Data extract

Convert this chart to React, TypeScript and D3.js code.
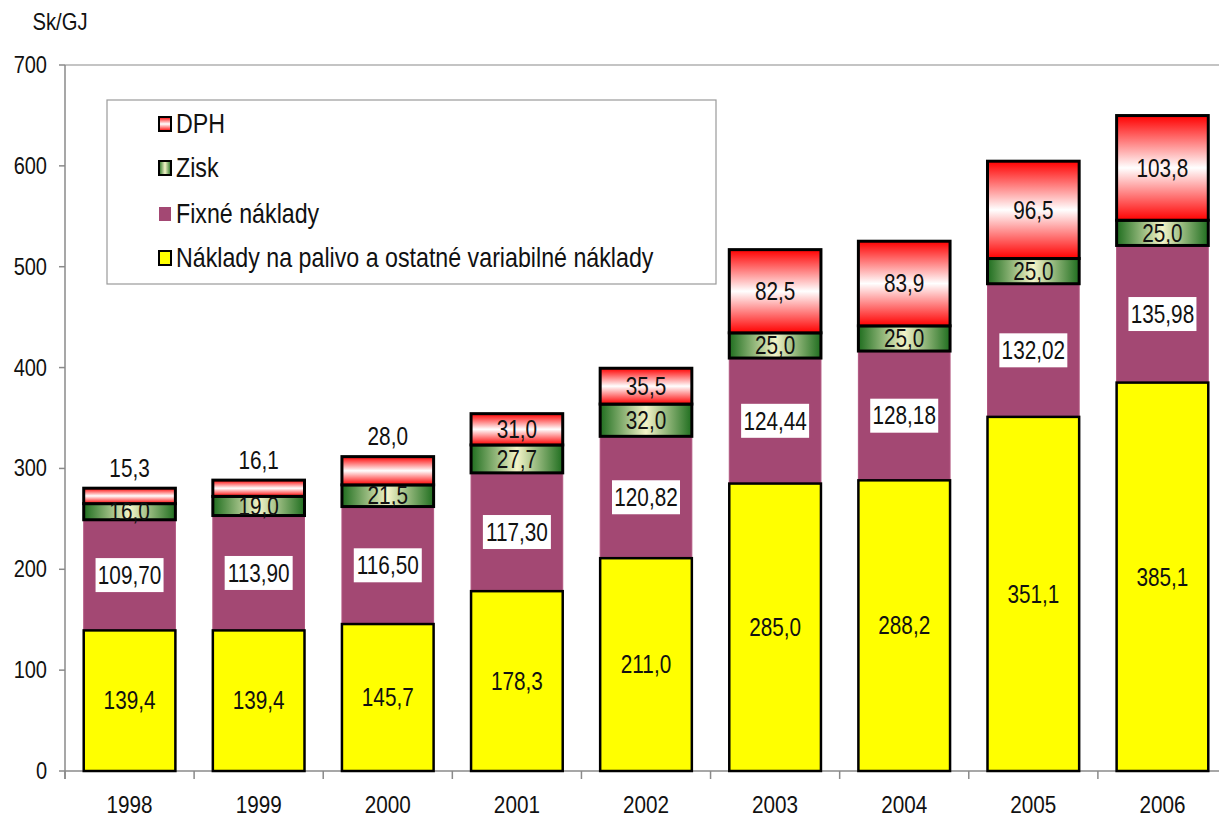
import React, { useRef, useEffect } from 'react';
import * as d3 from 'd3';

const years = ['1998', '1999', '2000', '2001', '2002', '2003', '2004', '2005', '2006'];
const palivo = [139.4, 139.4, 145.7, 178.3, 211.0, 285.0, 288.2, 351.1, 385.1];
const fixne = [109.7, 113.9, 116.5, 117.3, 120.82, 124.44, 128.18, 132.02, 135.98];
const zisk = [16.0, 19.0, 21.5, 27.7, 32.0, 25.0, 25.0, 25.0, 25.0];
const dph = [15.3, 16.1, 28.0, 31.0, 35.5, 82.5, 83.9, 96.5, 103.8];
const yTicks = [0, 100, 200, 300, 400, 500, 600, 700];
const legendItems = ['DPH', 'Zisk', 'Fixné náklady', 'Náklady na palivo a ostatné variabilné náklady'];

const W = 1219;
const H = 820;
const FONT = "'Liberation Sans', Arial, sans-serif";

const App = () => {
  const ref = useRef<SVGSVGElement>(null);

  useEffect(() => {
    const svg = d3.select(ref.current);
    svg.selectAll('*').remove();

    const x = d3.scaleBand().domain(years).range([65, 1227]).paddingInner(0.29).paddingOuter(0.145);
    const y = d3.scaleLinear().domain([0, 700]).range([771, 65]);
    const step = x.step();

    const defs = svg.append('defs');
    const red = defs.append('linearGradient').attr('id', 'gRed').attr('x1', 0).attr('y1', 0).attr('x2', 0).attr('y2', 1);
    red.append('stop').attr('offset', '0%').attr('stop-color', '#ff0000');
    red.append('stop').attr('offset', '50%').attr('stop-color', '#ffffff');
    red.append('stop').attr('offset', '100%').attr('stop-color', '#ff0000');
    const green = defs.append('linearGradient').attr('id', 'gGreen').attr('x1', 0).attr('y1', 0).attr('x2', 1).attr('y2', 0);
    green.append('stop').attr('offset', '0%').attr('stop-color', '#1f6e1f');
    green.append('stop').attr('offset', '50%').attr('stop-color', '#f4f4c8');
    green.append('stop').attr('offset', '100%').attr('stop-color', '#1f6e1f');

    // text helper: the fonts in the picture are a bit condensed
    const text = (g: any, tx: number, ty: number, s: string, size = 25, anchor = 'middle', sx = 0.83) =>
      g.append('text')
        .attr('transform', `translate(${tx},${ty}) scale(${sx},1)`)
        .attr('text-anchor', anchor)
        .attr('dy', '0.35em')
        .attr('font-family', FONT)
        .attr('font-size', size)
        .attr('fill', '#111')
        .text(s);

    const fmt = (v: number, d: number) => v.toFixed(d).replace('.', ',');

    // axes
    const axis = svg.append('g').attr('stroke', '#8a8a8a').attr('stroke-width', 1.5);
    axis.append('line').attr('x1', 65).attr('x2', 65).attr('y1', y(700)).attr('y2', y(0) + 8);
    axis.append('line').attr('x1', 65).attr('x2', W).attr('y1', y(700)).attr('y2', y(700)).attr('stroke-width', 1.2);
    axis.append('line').attr('x1', 65).attr('x2', W).attr('y1', y(0)).attr('y2', y(0));
    yTicks.forEach(t => {
      axis.append('line').attr('x1', 59).attr('x2', 65).attr('y1', y(t)).attr('y2', y(t));
      text(svg, 47, y(t), String(t), 23, 'end', 0.87);
    });
    d3.range(years.length + 1).forEach(i => {
      axis.append('line').attr('x1', 65 + i * step).attr('x2', 65 + i * step).attr('y1', y(0)).attr('y2', y(0) + 8);
    });
    years.forEach(yr => text(svg, x(yr)! + x.bandwidth() / 2, 805, yr, 23, 'middle', 0.9));
    text(svg, 60, 22, 'Sk/GJ', 23, 'middle', 0.88);

    // bars
    const bw = x.bandwidth();
    years.forEach((yr, i) => {
      const bx = x(yr)!;
      const cx = bx + bw / 2;
      const b0 = 0;
      const b1 = palivo[i];
      const b2 = b1 + fixne[i];
      const b3 = b2 + zisk[i];
      const b4 = b3 + dph[i];

      svg.append('rect').attr('x', bx).attr('y', y(b2)).attr('width', bw).attr('height', y(b1) - y(b2))
        .attr('fill', '#a34873').attr('stroke', '#b0557f').attr('stroke-width', 1);
      svg.append('rect').attr('x', bx).attr('y', y(b1)).attr('width', bw).attr('height', y(b0) - y(b1))
        .attr('fill', '#ffff00').attr('stroke', '#000').attr('stroke-width', 2.5);
      svg.append('rect').attr('x', bx).attr('y', y(b3)).attr('width', bw).attr('height', y(b2) - y(b3))
        .attr('fill', 'url(#gGreen)').attr('stroke', '#000').attr('stroke-width', 3);
      svg.append('rect').attr('x', bx).attr('y', y(b4)).attr('width', bw).attr('height', y(b3) - y(b4))
        .attr('fill', 'url(#gRed)').attr('stroke', '#000').attr('stroke-width', 3);

      text(svg, cx, y((b0 + b1) / 2), fmt(palivo[i], 1));
      const fy = y((b1 + b2) / 2);
      svg.append('rect').attr('x', cx - 34).attr('y', fy - 17).attr('width', 68).attr('height', 34).attr('fill', '#fff');
      text(svg, cx, fy, fmt(fixne[i], 2));
      text(svg, cx, y((b2 + b3) / 2), fmt(zisk[i], 1));
      const dy = dph[i] < 30 ? y(b4) - 20 : y((b3 + b4) / 2);
      text(svg, cx, dy, fmt(dph[i], 1));
    });

    // legend
    const lg = svg.append('g');
    lg.append('rect').attr('x', 107).attr('y', 100).attr('width', 609).attr('height', 184)
      .attr('fill', '#fff').attr('stroke', '#9a9a9a').attr('stroke-width', 1.2);
    const swatch = ['url(#gRed)', 'url(#gGreen)', '#a34873', '#ffff00'];
    const ly = [124, 168, 214, 258];
    legendItems.forEach((s, i) => {
      lg.append('rect').attr('x', 159).attr('y', ly[i] - 7).attr('width', 12).attr('height', 14)
        .attr('fill', swatch[i]).attr('stroke', i === 2 ? 'none' : '#000').attr('stroke-width', 2);
      text(lg, 176, ly[i], s, 27, 'start', 0.86);
    });
  }, []);

  return (
    <svg ref={ref} width={W} height={H} style={{ position: 'absolute', left: 0, top: 0, background: '#fff' }} />
  );
};

export default App;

Problem requirements
Everything from the first line of the listing above through the line that contains "const step = x.step();" is to be restated word for word, minus the pictures.

Solved problem
Convert this chart to React, TypeScript and D3.js code.
import React, { useRef, useEffect } from 'react';
import * as d3 from 'd3';

const years = ['1998', '1999', '2000', '2001', '2002', '2003', '2004', '2005', '2006'];
const palivo = [139.4, 139.4, 145.7, 178.3, 211.0, 285.0, 288.2, 351.1, 385.1];
const fixne = [109.7, 113.9, 116.5, 117.3, 120.82, 124.44, 128.18, 132.02, 135.98];
const zisk = [16.0, 19.0, 21.5, 27.7, 32.0, 25.0, 25.0, 25.0, 25.0];
const dph = [15.3, 16.1, 28.0, 31.0, 35.5, 82.5, 83.9, 96.5, 103.8];
const yTicks = [0, 100, 200, 300, 400, 500, 600, 700];
const legendItems = ['DPH', 'Zisk', 'Fixné náklady', 'Náklady na palivo a ostatné variabilné náklady'];

const W = 1219;
const H = 820;
const FONT = "'Liberation Sans', Arial, sans-serif";

const App = () => {
  const ref = useRef<SVGSVGElement>(null);

  useEffect(() => {
    const svg = d3.select(ref.current);
    svg.selectAll('*').remove();

    const x = d3.scaleBand().domain(years).range([65, 1227]).paddingInner(0.29).paddingOuter(0.145);
    const y = d3.scaleLinear().domain([0, 700]).range([771, 65]);
    const step = x.step();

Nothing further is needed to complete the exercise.